What would it take for you to risk your life, climbing aboard a boat that was taking on water before it had even cast off the docks, to make a treacherous sea passage, with a crew who were modern-day pirates just last week? In the knowledge, that even if you were successful in crossing the seas, they faced almost certain imprisonment on the other side of the journey?
Honestly, I can’t imagine why someone would do this.
And the reason I can’t understand this is that the experiences these refugees have endured is well beyond my empathetic abilities.
Empathy is all about sharing the feelings with another person and consequently caring about them. In essence, it is a process through which we experience and understand the feeling of others, and that can move us towards a thoughtful and concerned response.
Empathy is not imagining how you might feel if you were in someone elses position.
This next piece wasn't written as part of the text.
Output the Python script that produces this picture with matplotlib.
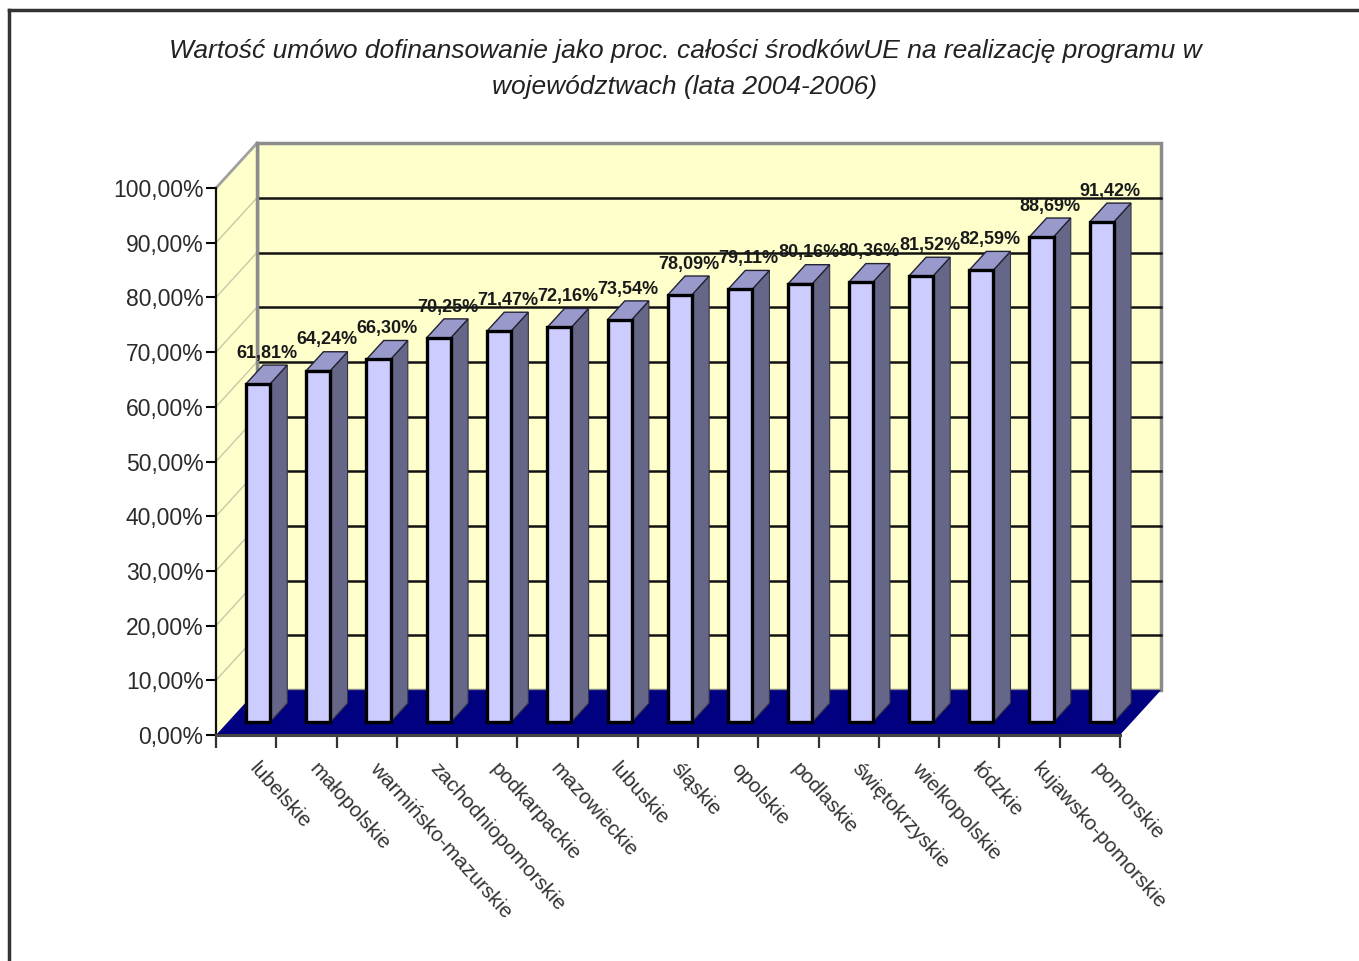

It is imagining and trying to comprehend what the other person feels. The difference between thinking about yourself in another’s situation and thinking about the other person in that situation is simple but profound.
Think for a second about how the police might have treated you after committing a minor misdemeanour and how an aboriginal person might be treated. We’ve done the same thing, but the consequences and our emotional responses could be very different.
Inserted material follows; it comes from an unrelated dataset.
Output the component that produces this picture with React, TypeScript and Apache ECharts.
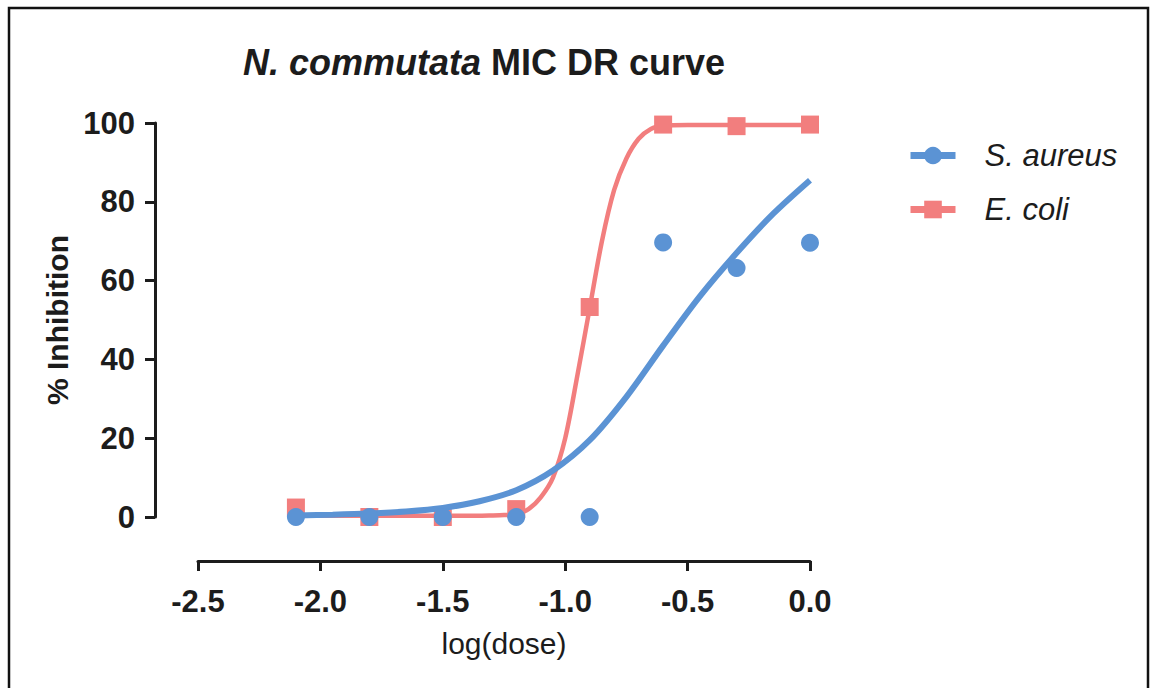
import React, { useEffect, useRef } from "react";
import * as echarts from "echarts";

// ---- data ----
const doseX = [-2.1, -1.8, -1.5, -1.2, -0.9, -0.6, -0.3, 0.0];
const aureusPoints = [0, 0, 0, 0, 0, 69.7, 63.2, 69.6];
const coliPoints = [2.4, 0, 0, 2.0, 53.3, 99.6, 99.2, 99.6];

// fitted curves
const aureusCurveX = [-2.1, -1.95, -1.8, -1.65, -1.5, -1.35, -1.2, -1.05, -0.9, -0.75, -0.6, -0.45, -0.3, -0.15, 0.0];
const aureusCurveY = [0.4, 0.6, 0.9, 1.4, 2.3, 4.0, 6.8, 11.8, 19.5, 30.5, 43.5, 56.0, 67.0, 77.0, 85.5];
const coliCurveX = [-2.1, -1.95, -1.8, -1.65, -1.5, -1.4, -1.3, -1.25, -1.2, -1.15, -1.1, -1.05, -1.0, -0.95, -0.9, -0.85, -0.8, -0.75, -0.7, -0.65, -0.6, -0.5, -0.4, -0.3, -0.2, -0.1, 0.0];
const coliCurveY = [0.3, 0.3, 0.3, 0.3, 0.3, 0.3, 0.4, 0.5, 0.8, 2.0, 5.0, 10.0, 20.0, 36.0, 53.0, 70.0, 83.0, 91.0, 96.0, 98.5, 99.3, 99.5, 99.5, 99.5, 99.5, 99.5, 99.5];

const xTicks = { min: -2.5, max: 0, interval: 0.5 };
const yTicks = { min: 0, max: 100, interval: 20 };

const BLUE = "#5b93d4";
const RED = "#f27e7e";
const INK = "#1c1c1c";
const FONT = "'Liberation Sans', Arial, Helvetica, sans-serif";

const pairs = (xs: number[], ys: number[]) => xs.map((x, i) => [x, ys[i]]);

export default function App() {
  const ref = useRef<HTMLDivElement>(null);
  useEffect(() => {
    if (!ref.current) return;
    const chart = echarts.init(ref.current, undefined, { renderer: "svg" });
    chart.setOption({
      animation: false,
      backgroundColor: "#ffffff",
      grid: { left: 198, right: 342, top: 123, bottom: 171, containLabel: false },
      graphic: [
        {
          type: "rect",
          shape: { x: 9, y: 8, width: 1139, height: 720 },
          style: { fill: "none", stroke: "#111", lineWidth: 2.5 },
          silent: true,
        },
        {
          type: "text",
          x: 484,
          y: 62,
          style: {
            text: "{i|N. commutata}{b| MIC DR curve}",
            align: "center",
            verticalAlign: "middle",
            rich: {
              i: { fontFamily: FONT, fontSize: 36, fontWeight: "bold", fontStyle: "italic", fill: INK },
              b: { fontFamily: FONT, fontSize: 36, fontWeight: "bold", fill: INK },
            },
          },
        },
      ],
      legend: {
        left: 907,
        top: 140,
        padding: 0,
        orient: "vertical",
        itemWidth: 45,
        itemHeight: 22,
        itemGap: 23,
        data: ["S. aureus", "E. coli"],
        lineStyle: { width: 7 },
        textStyle: {
          fontFamily: FONT,
          fontSize: 31,
          fontStyle: "italic",
          color: INK,
          lineHeight: 30,
          padding: [0, 0, 0, 24],
        },
      },
      xAxis: {
        type: "value",
        min: xTicks.min,
        max: xTicks.max,
        interval: xTicks.interval,
        offset: 44,
        name: "log(dose)",
        nameLocation: "middle",
        nameGap: 67,
        nameTextStyle: { fontFamily: FONT, fontSize: 30, color: INK },
        axisLine: { show: true, onZero: false, lineStyle: { color: INK, width: 3 } },
        axisTick: { show: true, length: 10, lineStyle: { color: INK, width: 3 } },
        axisLabel: {
          fontFamily: FONT,
          fontSize: 31,
          fontWeight: "bold",
          color: INK,
          margin: 25,
          formatter: (v: number) => v.toFixed(1),
        },
        splitLine: { show: false },
      },
      yAxis: {
        type: "value",
        min: yTicks.min,
        max: yTicks.max,
        interval: yTicks.interval,
        offset: 43,
        name: "% Inhibition",
        nameLocation: "middle",
        nameRotate: 90,
        nameGap: 77,
        nameTextStyle: { fontFamily: FONT, fontSize: 30, fontWeight: "bold", color: INK },
        axisLine: { show: true, onZero: false, lineStyle: { color: INK, width: 3 } },
        axisTick: { show: true, length: 10, lineStyle: { color: INK, width: 3 } },
        axisLabel: { fontFamily: FONT, fontSize: 31, fontWeight: "bold", color: INK, margin: 20 },
        splitLine: { show: false },
      },
      series: [
        {
          name: "S. aureus",
          type: "line",
          data: pairs(aureusCurveX, aureusCurveY),
          smooth: 0.3,
          symbol: "circle",
          symbolSize: 18,
          showSymbol: false,
          lineStyle: { color: BLUE, width: 6 },
          itemStyle: { color: BLUE },
          z: 4,
        },
        {
          name: "E. coli",
          type: "line",
          data: pairs(coliCurveX, coliCurveY),
          smooth: 0.3,
          symbol: "rect",
          symbolSize: 18,
          showSymbol: false,
          lineStyle: { color: RED, width: 4.5 },
          itemStyle: { color: RED },
          z: 2,
        },
        {
          name: "E. coli",
          type: "scatter",
          data: pairs(doseX, coliPoints),
          symbol: "rect",
          symbolSize: 18,
          itemStyle: { color: RED, opacity: 1 },
          z: 3,
        },
        {
          name: "S. aureus",
          type: "scatter",
          data: pairs(doseX, aureusPoints),
          symbol: "circle",
          symbolSize: 18,
          itemStyle: { color: BLUE, opacity: 1 },
          z: 5,
        },
      ],
    });
    return () => chart.dispose();
  }, []);
  return (
    <div
      ref={ref}
      style={{ position: "absolute", left: 0, top: 0, width: 1152, height: 688 }}
    />
  );
}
Without an understanding of the other person’s position in the world and how they see it, we are blind to their emotional response.
Dutch primatologist Frans de Waal describes empathy as”the ‘glue’ that holds humanity together”.
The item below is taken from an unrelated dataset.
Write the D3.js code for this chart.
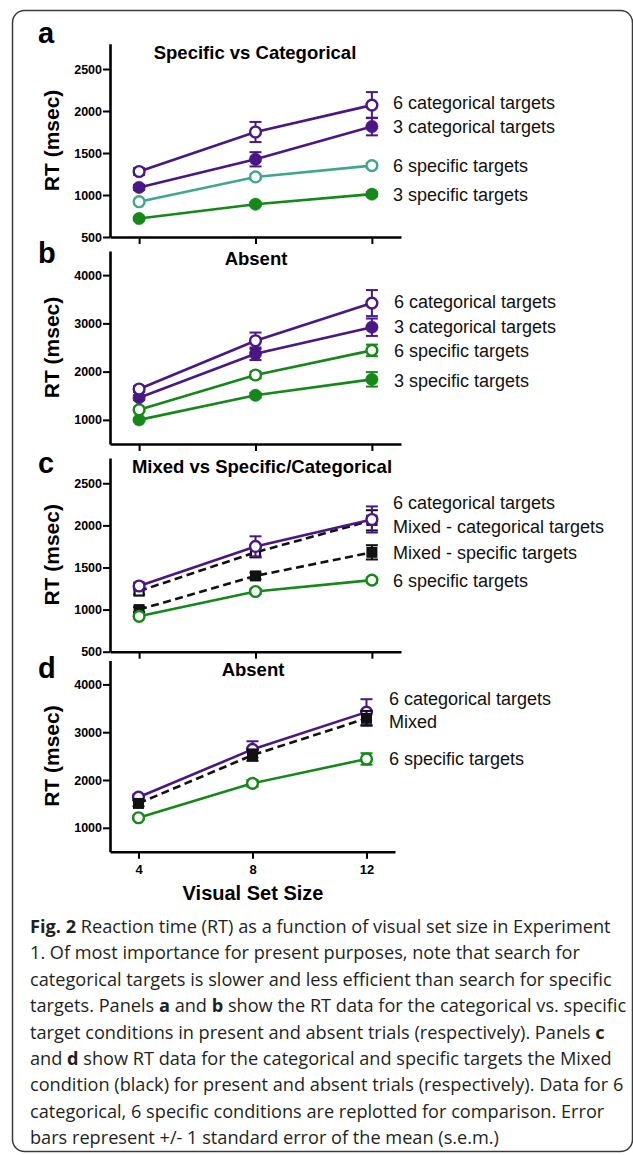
<!DOCTYPE html>
<html>
<head>
<meta charset="utf-8">
<script src="https://cdn.jsdelivr.net/npm/d3@7"></script>
<style>
  body { margin: 0; background: #fff; }
  svg { display: block; }
</style>
</head>
<body>
<svg id="fig" width="633" height="1155"></svg>
<script>
/*******************
  Data (RT in msec)
 *******************/
const setSizes = [4, 8, 12];

// panel a: target present, specific vs categorical
const aCat6 = [1280, 1750, 2070],  aCat6Err = [40, 120, 155];
const aCat3 = [1090, 1425, 1815],  aCat3Err = [30, 85, 105];
const aSpec6 = [920, 1215, 1350],  aSpec6Err = [20, 30, 30];
const aSpec3 = [720, 890, 1010],   aSpec3Err = [20, 20, 25];

// panel b: target absent
const bCat6 = [1640, 2640, 3420],  bCat6Err = [60, 170, 270];
const bCat3 = [1460, 2370, 2920],  bCat3Err = [50, 130, 180];
const bSpec6 = [1210, 1930, 2440], bSpec6Err = [40, 70, 120];
const bSpec3 = [1000, 1510, 1840], bSpec3Err = [30, 50, 150];

// panel c: mixed condition, present
const cMixCat = [1220, 1680, 2060],  cMixCatErr = [40, 60, 120];
const cMixSpec = [1000, 1400, 1680], cMixSpecErr = [30, 40, 85];

// panel d: mixed condition, absent
const dMix = [1510, 2520, 3290], dMixErr = [60, 120, 155];

const ticksPresent = [500, 1000, 1500, 2000, 2500];
const ticksAbsent = [1000, 2000, 3000, 4000];

const captionLines = [
  [["Fig. 2", true], [" Reaction time (RT) as a function of visual set size in Experiment", false]],
  [["1. Of most importance for present purposes, note that search for", false]],
  [["categorical targets is slower and less efficient than search for specific", false]],
  [["targets. Panels ", false], ["a", true], [" and ", false], ["b", true], [" show the RT data for the categorical vs. specific", false]],
  [["target conditions in present and absent trials (respectively). Panels ", false], ["c", true]],
  [["and ", false], ["d", true], [" show RT data for the categorical and specific targets the Mixed", false]],
  [["condition (black) for present and absent trials (respectively). Data for 6", false]],
  [["categorical, 6 specific conditions are replotted for comparison. Error", false]],
  [["bars represent +/- 1 standard error of the mean (s.e.m.)", false]]
];

/*******************
  Styles / layout
 *******************/
const purple = "#4a1786", green = "#14891a", teal = "#3fa88b", black = "#111";
const sansFont = "'Liberation Sans', Arial, Helvetica, sans-serif";

const panels = [
  { letter: "a", letterY: 43, title: "Specific vs Categorical", titleX: 255, titleY: 58.5,
    top: 43.8, bottom: 237, yDomain: [500, 2800], yTicks: ticksPresent, xRange: [110, 401],
    labelX: 393, xLabels: false,
    series: [
      { v: aSpec3, e: aSpec3Err, color: green, shape: "circle", open: false, label: "3 specific targets", ly: 195 },
      { v: aSpec6, e: aSpec6Err, color: teal, shape: "circle", open: true, label: "6 specific targets", ly: 166 },
      { v: aCat3, e: aCat3Err, color: purple, shape: "circle", open: false, label: "3 categorical targets", ly: 127 },
      { v: aCat6, e: aCat6Err, color: purple, shape: "circle", open: true, label: "6 categorical targets", ly: 103 }
    ] },
  { letter: "b", letterY: 263, title: "Absent", titleX: 256, titleY: 265,
    top: 251, bottom: 444, yDomain: [500, 4500], yTicks: ticksAbsent, xRange: [110, 401],
    labelX: 394, xLabels: false,
    series: [
      { v: bSpec3, e: bSpec3Err, color: green, shape: "circle", open: false, label: "3 specific targets", ly: 381 },
      { v: bSpec6, e: bSpec6Err, color: green, shape: "circle", open: true, label: "6 specific targets", ly: 350.7 },
      { v: bCat3, e: bCat3Err, color: purple, shape: "circle", open: false, label: "3 categorical targets", ly: 327.3 },
      { v: bCat6, e: bCat6Err, color: purple, shape: "circle", open: true, label: "6 categorical targets", ly: 302.3 }
    ] },
  { letter: "c", letterY: 473, title: "Mixed vs Specific/Categorical", titleX: 262, titleY: 473,
    top: 458, bottom: 651.7, yDomain: [500, 2800], yTicks: ticksPresent, xRange: [110, 401],
    labelX: 393, xLabels: false,
    series: [
      { v: cMixSpec, e: cMixSpecErr, color: black, shape: "square", open: false, dashed: true, label: "Mixed - specific targets", ly: 553.3 },
      { v: cMixCat, e: cMixCatErr, color: black, shape: "square", open: true, dashed: true, label: "Mixed - categorical targets", ly: 526.7 },
      { v: aSpec6, e: aSpec6Err, color: green, shape: "circle", open: true, label: "6 specific targets", ly: 581 },
      { v: aCat6, e: aCat6Err, color: purple, shape: "circle", open: true, label: "6 categorical targets", ly: 503.3 }
    ] },
  { letter: "d", letterY: 678, title: "Absent", titleX: 253, titleY: 676,
    top: 660.5, bottom: 851.7, yDomain: [500, 4500], yTicks: ticksAbsent, xRange: [110, 395],
    labelX: 389, xLabels: true,
    series: [
      { v: bCat6, e: bCat6Err, color: purple, shape: "circle", open: true, label: "6 categorical targets", ly: 699.3 },
      { v: dMix, e: dMixErr, color: black, shape: "square", open: false, dashed: true, label: "Mixed", ly: 721.7 },
      { v: bSpec6, e: bSpec6Err, color: green, shape: "circle", open: true, label: "6 specific targets", ly: 759 }
    ] }
];

const svg = d3.select("#fig");

// outer frame
svg.append("rect")
  .attr("x", 12.5).attr("y", 10.5)
  .attr("width", 620).attr("height", 1141)
  .attr("rx", 12)
  .attr("fill", "none")
  .attr("stroke", "#3a3a3a")
  .attr("stroke-width", 1.5);

/*******************
  Panels
 *******************/
panels.forEach(function(p) {
  const g = svg.append("g");

  const x = d3.scaleLinear().domain([3, 13]).range(p.xRange);
  const y = d3.scaleLinear().domain(p.yDomain).range([p.bottom, p.top]);

  // y axis
  const yAx = g.append("g")
    .attr("transform", `translate(${p.xRange[0]},0)`)
    .call(d3.axisLeft(y).tickValues(p.yTicks).tickFormat(d3.format("d"))
      .tickSize(7).tickSizeOuter(0).tickPadding(1));
  yAx.select(".domain").attr("stroke", "#000").attr("stroke-width", 2.6);
  yAx.selectAll(".tick line").attr("stroke", "#000").attr("stroke-width", 2);
  yAx.selectAll(".tick text")
    .attr("fill", "#000")
    .style("font-family", sansFont)
    .style("font-weight", "bold")
    .style("font-size", "12.5px");

  // x axis
  const xAx = g.append("g")
    .attr("transform", `translate(0,${p.bottom})`)
    .call(d3.axisBottom(x).tickValues(setSizes).tickSize(7).tickSizeOuter(0).tickPadding(6)
      .tickFormat(p.xLabels ? d3.format("d") : () => ""));
  xAx.select(".domain").attr("stroke", "#000").attr("stroke-width", 2.6);
  xAx.selectAll(".tick line").attr("stroke", "#000").attr("stroke-width", 2);
  xAx.selectAll(".tick text")
    .attr("fill", "#000")
    .style("font-family", sansFont)
    .style("font-weight", "bold")
    .style("font-size", "13px");

  // y label
  g.append("text")
    .attr("transform", `translate(59,${(p.top + p.bottom) / 2}) rotate(-90)`)
    .attr("text-anchor", "middle")
    .style("font-family", sansFont)
    .style("font-weight", "bold")
    .style("font-size", "21px")
    .text("RT (msec)");

  // panel letter
  g.append("text")
    .attr("x", 38).attr("y", p.letterY)
    .style("font-family", sansFont)
    .style("font-weight", "bold")
    .style("font-size", "29px")
    .text(p.letter);

  // title
  g.append("text")
    .attr("x", p.titleX).attr("y", p.titleY)
    .attr("text-anchor", "middle")
    .style("font-family", sansFont)
    .style("font-weight", "bold")
    .style("font-size", "18.5px")
    .text(p.title);

  const line = d3.line().x((d, i) => x(setSizes[i])).y(d => y(d));

  p.series.forEach(function(s) {
    const sg = g.append("g");

    // error bars
    const eb = sg.selectAll(".err").data(s.v).enter().append("g");
    eb.append("line")
      .attr("x1", (d, i) => x(setSizes[i])).attr("x2", (d, i) => x(setSizes[i]))
      .attr("y1", (d, i) => y(d - s.e[i])).attr("y2", (d, i) => y(d + s.e[i]))
      .attr("stroke", s.color).attr("stroke-width", 2);
    [-1, 1].forEach(function(sign) {
      eb.append("line")
        .attr("x1", (d, i) => x(setSizes[i]) - 6).attr("x2", (d, i) => x(setSizes[i]) + 6)
        .attr("y1", (d, i) => y(d + sign * s.e[i])).attr("y2", (d, i) => y(d + sign * s.e[i]))
        .attr("stroke", s.color).attr("stroke-width", 2);
    });

    // connecting line
    sg.append("path")
      .datum(s.v)
      .attr("d", line)
      .attr("fill", "none")
      .attr("stroke", s.color)
      .attr("stroke-width", 2.6)
      .attr("stroke-dasharray", s.dashed ? "8,4.5" : null);

    // markers
    if (s.shape === "circle") {
      sg.selectAll(".pt").data(s.v).enter().append("circle")
        .attr("cx", (d, i) => x(setSizes[i]))
        .attr("cy", d => y(d))
        .attr("r", s.open ? 5.4 : 6.2)
        .attr("fill", s.open ? "#fff" : s.color)
        .attr("stroke", s.color)
        .attr("stroke-width", s.open ? 2.4 : 0.5);
    } else {
      const side = s.open ? 9 : 11;
      sg.selectAll(".pt").data(s.v).enter().append("rect")
        .attr("x", (d, i) => x(setSizes[i]) - side / 2)
        .attr("y", d => y(d) - side / 2)
        .attr("width", side).attr("height", side)
        .attr("fill", s.open ? "#fff" : s.color)
        .attr("stroke", s.color)
        .attr("stroke-width", s.open ? 2.2 : 0);
    }

    // series label
    g.append("text")
      .attr("x", p.labelX).attr("y", s.ly + 6)
      .style("font-family", sansFont)
      .style("font-size", "18px")
      .attr("fill", "#111")
      .text(s.label);
  });
});

// x axis title under panel d
svg.append("text")
  .attr("x", 253).attr("y", 900)
  .attr("text-anchor", "middle")
  .style("font-family", sansFont)
  .style("font-weight", "bold")
  .style("font-size", "20px")
  .text("Visual Set Size");

/*******************
  Caption
 *******************/
const cap = svg.append("g").attr("fill", "#231f20")
  .style("font-family", "'Open Sans', 'Noto Sans', sans-serif");

const capTexts = captionLines.map(function(parts, li) {
  const t = cap.append("text").attr("x", 30).attr("y", 933 + li * 26.4).style("font-size", "16px");
  parts.forEach(function(pt) {
    t.append("tspan").style("font-weight", pt[1] ? "bold" : "normal").text(pt[0]);
  });
  return t;
});

// fit caption font so the first line spans like the original
const w0 = capTexts[0].node().getComputedTextLength();
const capSize = 16 * 581 / w0;
capTexts.forEach(t => t.style("font-size", capSize + "px"));
</script>
</body>
</html>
Empathy is what connects humans meaningfully to each. When the people we know a, even strangers, respond to us in ways that show they understand us, we feel affirmed and worthwhile.
The challenge with empathy is to be open to gaining knowledge and understanding about others. So what are the limitations to this?
We tend to be biased when it comes to empathy. We are better at reading those who are like us than at reading people who are different. If we can’t see ourselves in others, it makes it more difficult to relate.
Researchers conducted an experiment that tested the cognitive response to watching a short video of a hand being priced with a needle. When participants saw a hand that had the same skin colour as their own, the areas of the brain which are involved in a pain response reacted more strongly than when they saw a hand with a different skin tone to their own. The research found that neurologically we are more likely to experience the feelings of someone who is similar to us.
We live in a diverse world, where the divides between groups are wider than ever. In our daily life we spend more time with peope who are like us than ever before. It’s easy to create and believe in stereotypes we create about the others. It’s difficult to find the time and energy neccessary to invest in learning about them and trying to imagine what their daily life is really like. That effort takes empathy.
So does this mean we are doomed to be forever cold to the emotional experiences of people who are different to us?
Perhaps not.
Coming back to our refugee, facing an impossible dilemma, I together with my family have decided to try eating for just one week what they eat. We are taking the “Ration Challenge”. During Refugee Week, which starts on June 16th, We’ll be eating and drinking the same as a Syrian refugee living in a camp in Jordan, based on food packs distributed by Act for Peace. This means 420g Rice, 170g Lentils, 85g Dried chickpeas a tin or sardines , a tin of kidney beans , flour and some vegetable oil.
I am hoping that at the end of the week, I will have trained some of those empathetic pathways in my brain to have a better understanding of what people such as our refugee is thinking.